### Task prompt
Report how many lines contain "uses". The answer is a single number.

### Input records
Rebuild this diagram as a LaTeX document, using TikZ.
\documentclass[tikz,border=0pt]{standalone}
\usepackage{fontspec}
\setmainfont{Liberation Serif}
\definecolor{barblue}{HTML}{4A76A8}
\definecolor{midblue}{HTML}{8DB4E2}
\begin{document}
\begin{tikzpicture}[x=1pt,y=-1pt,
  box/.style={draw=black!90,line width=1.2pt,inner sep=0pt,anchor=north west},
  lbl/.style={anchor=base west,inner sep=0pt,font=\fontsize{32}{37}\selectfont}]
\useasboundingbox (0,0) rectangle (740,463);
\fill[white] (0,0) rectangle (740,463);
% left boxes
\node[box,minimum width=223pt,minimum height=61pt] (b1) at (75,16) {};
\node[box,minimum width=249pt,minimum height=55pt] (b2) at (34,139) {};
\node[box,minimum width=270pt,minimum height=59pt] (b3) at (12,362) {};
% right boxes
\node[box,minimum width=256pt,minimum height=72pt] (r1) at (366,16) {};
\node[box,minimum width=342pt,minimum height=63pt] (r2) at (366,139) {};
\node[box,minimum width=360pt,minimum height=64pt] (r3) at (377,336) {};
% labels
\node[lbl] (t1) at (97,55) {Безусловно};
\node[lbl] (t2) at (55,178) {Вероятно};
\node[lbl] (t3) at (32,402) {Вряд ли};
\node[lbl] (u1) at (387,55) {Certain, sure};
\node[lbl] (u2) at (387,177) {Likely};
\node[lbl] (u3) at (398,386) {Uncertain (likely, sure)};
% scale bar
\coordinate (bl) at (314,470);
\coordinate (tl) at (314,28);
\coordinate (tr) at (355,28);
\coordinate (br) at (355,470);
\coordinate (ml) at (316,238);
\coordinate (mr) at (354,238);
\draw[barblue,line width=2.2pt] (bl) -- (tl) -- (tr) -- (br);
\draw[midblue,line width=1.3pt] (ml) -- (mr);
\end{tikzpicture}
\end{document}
--
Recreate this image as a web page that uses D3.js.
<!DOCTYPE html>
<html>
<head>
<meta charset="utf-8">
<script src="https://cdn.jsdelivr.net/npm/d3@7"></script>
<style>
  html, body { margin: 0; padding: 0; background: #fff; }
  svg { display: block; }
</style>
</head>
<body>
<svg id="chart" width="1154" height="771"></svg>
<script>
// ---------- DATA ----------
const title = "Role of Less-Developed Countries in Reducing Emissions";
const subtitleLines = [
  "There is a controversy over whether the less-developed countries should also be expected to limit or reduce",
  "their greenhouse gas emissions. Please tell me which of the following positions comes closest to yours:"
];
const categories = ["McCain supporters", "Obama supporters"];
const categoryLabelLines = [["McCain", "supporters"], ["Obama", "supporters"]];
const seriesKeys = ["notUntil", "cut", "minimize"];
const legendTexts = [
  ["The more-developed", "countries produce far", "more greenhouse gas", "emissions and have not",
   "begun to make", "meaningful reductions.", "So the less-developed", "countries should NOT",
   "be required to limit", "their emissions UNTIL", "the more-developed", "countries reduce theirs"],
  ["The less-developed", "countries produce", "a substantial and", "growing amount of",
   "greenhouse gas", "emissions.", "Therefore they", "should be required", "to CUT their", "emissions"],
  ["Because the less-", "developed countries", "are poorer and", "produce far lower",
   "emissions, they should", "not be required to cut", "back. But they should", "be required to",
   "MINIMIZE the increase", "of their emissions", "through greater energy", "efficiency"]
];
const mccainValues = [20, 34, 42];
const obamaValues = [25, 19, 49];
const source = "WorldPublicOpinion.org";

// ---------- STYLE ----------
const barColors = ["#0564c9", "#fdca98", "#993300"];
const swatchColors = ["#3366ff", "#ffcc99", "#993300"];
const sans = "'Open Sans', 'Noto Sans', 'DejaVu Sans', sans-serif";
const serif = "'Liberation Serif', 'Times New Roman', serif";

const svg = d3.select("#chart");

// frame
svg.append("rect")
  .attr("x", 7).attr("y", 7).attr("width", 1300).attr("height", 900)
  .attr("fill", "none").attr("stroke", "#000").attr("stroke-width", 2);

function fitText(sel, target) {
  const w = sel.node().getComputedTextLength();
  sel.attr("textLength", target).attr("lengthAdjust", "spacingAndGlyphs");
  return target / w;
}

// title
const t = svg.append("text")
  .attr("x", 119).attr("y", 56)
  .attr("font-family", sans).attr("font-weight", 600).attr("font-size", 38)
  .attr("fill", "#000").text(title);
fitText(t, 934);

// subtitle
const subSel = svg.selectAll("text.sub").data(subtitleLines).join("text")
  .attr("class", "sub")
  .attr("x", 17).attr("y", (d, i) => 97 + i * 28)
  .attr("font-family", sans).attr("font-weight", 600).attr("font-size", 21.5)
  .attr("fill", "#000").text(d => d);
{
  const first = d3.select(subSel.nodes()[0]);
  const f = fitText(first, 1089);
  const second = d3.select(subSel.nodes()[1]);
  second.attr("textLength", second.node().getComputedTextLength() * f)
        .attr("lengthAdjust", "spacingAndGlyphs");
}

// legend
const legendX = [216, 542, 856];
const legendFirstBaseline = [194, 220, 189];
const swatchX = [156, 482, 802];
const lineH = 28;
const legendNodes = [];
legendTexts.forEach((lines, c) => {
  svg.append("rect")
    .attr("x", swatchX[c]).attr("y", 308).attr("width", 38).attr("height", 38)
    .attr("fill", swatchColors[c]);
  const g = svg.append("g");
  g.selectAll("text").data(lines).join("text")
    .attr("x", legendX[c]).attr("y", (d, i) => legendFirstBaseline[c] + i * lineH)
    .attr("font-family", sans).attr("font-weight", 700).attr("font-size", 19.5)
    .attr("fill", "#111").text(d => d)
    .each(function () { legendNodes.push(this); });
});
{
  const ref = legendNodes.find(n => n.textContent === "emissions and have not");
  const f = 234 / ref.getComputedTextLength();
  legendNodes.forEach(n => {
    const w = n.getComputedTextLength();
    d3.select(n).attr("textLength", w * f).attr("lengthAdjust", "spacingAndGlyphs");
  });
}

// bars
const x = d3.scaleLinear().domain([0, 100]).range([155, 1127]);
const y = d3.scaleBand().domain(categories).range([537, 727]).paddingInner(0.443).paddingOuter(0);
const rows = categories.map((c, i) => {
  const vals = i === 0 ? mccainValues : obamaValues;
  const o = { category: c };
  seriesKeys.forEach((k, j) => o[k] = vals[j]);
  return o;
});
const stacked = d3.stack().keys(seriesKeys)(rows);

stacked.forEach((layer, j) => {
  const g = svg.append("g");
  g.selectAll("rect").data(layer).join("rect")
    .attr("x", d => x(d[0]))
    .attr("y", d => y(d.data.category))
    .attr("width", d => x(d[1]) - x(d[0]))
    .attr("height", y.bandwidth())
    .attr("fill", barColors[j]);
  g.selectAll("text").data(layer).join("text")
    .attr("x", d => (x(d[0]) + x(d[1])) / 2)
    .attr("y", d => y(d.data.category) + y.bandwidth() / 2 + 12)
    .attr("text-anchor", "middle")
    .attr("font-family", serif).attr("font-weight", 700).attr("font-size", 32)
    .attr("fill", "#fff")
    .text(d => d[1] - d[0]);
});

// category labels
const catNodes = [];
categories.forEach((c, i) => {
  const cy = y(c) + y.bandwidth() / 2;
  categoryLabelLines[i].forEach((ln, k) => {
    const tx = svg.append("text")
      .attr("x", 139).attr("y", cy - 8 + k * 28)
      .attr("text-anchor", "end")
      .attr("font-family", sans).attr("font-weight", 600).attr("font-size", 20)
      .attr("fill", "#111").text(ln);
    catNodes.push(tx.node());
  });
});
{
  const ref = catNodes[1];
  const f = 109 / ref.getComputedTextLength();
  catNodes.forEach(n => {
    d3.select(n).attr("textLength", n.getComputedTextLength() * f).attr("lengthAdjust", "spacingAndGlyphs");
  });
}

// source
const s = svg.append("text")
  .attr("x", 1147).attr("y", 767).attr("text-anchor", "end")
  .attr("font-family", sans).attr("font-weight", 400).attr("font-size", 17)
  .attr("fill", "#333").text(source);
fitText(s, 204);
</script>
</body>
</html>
==
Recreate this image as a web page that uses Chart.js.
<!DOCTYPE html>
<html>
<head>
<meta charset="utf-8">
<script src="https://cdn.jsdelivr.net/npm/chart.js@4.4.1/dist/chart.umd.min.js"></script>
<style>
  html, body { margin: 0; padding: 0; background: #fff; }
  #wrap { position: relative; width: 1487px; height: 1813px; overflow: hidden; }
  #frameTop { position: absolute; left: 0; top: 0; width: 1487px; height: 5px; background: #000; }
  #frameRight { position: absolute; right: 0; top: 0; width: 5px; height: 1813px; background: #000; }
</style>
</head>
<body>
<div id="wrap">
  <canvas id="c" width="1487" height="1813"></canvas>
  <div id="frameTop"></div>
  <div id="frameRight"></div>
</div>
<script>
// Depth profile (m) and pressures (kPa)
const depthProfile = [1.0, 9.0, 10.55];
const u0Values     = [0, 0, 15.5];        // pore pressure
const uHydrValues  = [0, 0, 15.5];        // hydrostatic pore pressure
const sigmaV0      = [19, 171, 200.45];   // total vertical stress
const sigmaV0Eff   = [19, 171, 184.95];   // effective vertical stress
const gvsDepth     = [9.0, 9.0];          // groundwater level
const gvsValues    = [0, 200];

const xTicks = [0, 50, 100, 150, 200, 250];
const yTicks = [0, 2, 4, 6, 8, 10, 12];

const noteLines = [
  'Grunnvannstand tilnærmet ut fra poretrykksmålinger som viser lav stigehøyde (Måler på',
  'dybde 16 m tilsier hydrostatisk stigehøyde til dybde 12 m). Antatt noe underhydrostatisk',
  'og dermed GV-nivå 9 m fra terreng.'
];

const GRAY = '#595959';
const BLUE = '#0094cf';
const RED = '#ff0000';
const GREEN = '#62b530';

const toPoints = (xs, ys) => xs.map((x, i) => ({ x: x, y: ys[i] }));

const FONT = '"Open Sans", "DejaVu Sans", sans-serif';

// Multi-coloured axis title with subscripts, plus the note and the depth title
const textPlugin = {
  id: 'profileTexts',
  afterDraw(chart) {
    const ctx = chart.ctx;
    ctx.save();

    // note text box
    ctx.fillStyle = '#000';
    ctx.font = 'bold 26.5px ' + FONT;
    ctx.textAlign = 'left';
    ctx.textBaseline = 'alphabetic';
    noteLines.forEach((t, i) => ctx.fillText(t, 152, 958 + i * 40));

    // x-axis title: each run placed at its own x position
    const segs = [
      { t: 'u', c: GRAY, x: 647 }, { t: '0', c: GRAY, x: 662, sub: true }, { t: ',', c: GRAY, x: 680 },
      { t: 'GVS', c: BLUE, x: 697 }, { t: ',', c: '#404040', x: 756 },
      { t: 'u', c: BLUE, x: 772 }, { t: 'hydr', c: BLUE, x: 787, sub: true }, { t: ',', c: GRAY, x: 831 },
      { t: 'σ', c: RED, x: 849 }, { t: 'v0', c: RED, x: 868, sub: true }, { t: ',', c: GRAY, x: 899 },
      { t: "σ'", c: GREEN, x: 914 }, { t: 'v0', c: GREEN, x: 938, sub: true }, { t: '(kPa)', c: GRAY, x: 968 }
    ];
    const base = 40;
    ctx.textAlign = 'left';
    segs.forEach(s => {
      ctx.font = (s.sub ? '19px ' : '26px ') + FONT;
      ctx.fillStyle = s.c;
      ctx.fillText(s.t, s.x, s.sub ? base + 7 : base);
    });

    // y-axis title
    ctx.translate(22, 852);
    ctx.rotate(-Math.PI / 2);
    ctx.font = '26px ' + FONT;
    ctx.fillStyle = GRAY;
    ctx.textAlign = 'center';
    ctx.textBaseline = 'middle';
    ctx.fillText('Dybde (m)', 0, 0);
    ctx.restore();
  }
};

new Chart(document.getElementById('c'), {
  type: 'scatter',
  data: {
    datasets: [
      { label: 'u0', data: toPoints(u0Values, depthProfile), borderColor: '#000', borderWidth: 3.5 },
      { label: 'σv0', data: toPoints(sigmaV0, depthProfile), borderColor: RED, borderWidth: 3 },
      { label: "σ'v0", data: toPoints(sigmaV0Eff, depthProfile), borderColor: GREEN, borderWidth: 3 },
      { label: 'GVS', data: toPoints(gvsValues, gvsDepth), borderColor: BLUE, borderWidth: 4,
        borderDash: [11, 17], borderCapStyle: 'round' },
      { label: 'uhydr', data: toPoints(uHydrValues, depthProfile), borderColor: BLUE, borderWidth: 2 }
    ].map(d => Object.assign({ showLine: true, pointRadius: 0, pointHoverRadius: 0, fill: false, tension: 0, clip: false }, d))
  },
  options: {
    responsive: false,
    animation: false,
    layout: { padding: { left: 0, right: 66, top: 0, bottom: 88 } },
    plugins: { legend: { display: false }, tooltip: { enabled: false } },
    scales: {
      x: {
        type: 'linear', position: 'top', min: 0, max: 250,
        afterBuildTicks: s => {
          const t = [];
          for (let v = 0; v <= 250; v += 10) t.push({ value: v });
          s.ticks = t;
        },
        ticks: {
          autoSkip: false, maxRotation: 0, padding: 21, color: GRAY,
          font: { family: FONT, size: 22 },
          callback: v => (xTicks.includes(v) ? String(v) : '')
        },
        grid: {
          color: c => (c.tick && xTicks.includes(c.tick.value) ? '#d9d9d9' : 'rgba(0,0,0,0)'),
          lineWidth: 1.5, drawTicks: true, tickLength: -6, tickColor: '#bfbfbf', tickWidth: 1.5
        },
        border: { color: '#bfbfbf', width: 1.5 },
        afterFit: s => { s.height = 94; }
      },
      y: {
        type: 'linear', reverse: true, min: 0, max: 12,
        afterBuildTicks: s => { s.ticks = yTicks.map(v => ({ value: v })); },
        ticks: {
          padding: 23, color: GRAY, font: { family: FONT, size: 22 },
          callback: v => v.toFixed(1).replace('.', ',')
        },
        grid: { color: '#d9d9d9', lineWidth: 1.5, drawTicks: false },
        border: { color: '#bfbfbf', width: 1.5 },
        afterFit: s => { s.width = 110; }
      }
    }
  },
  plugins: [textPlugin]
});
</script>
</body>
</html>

### Exercise response
2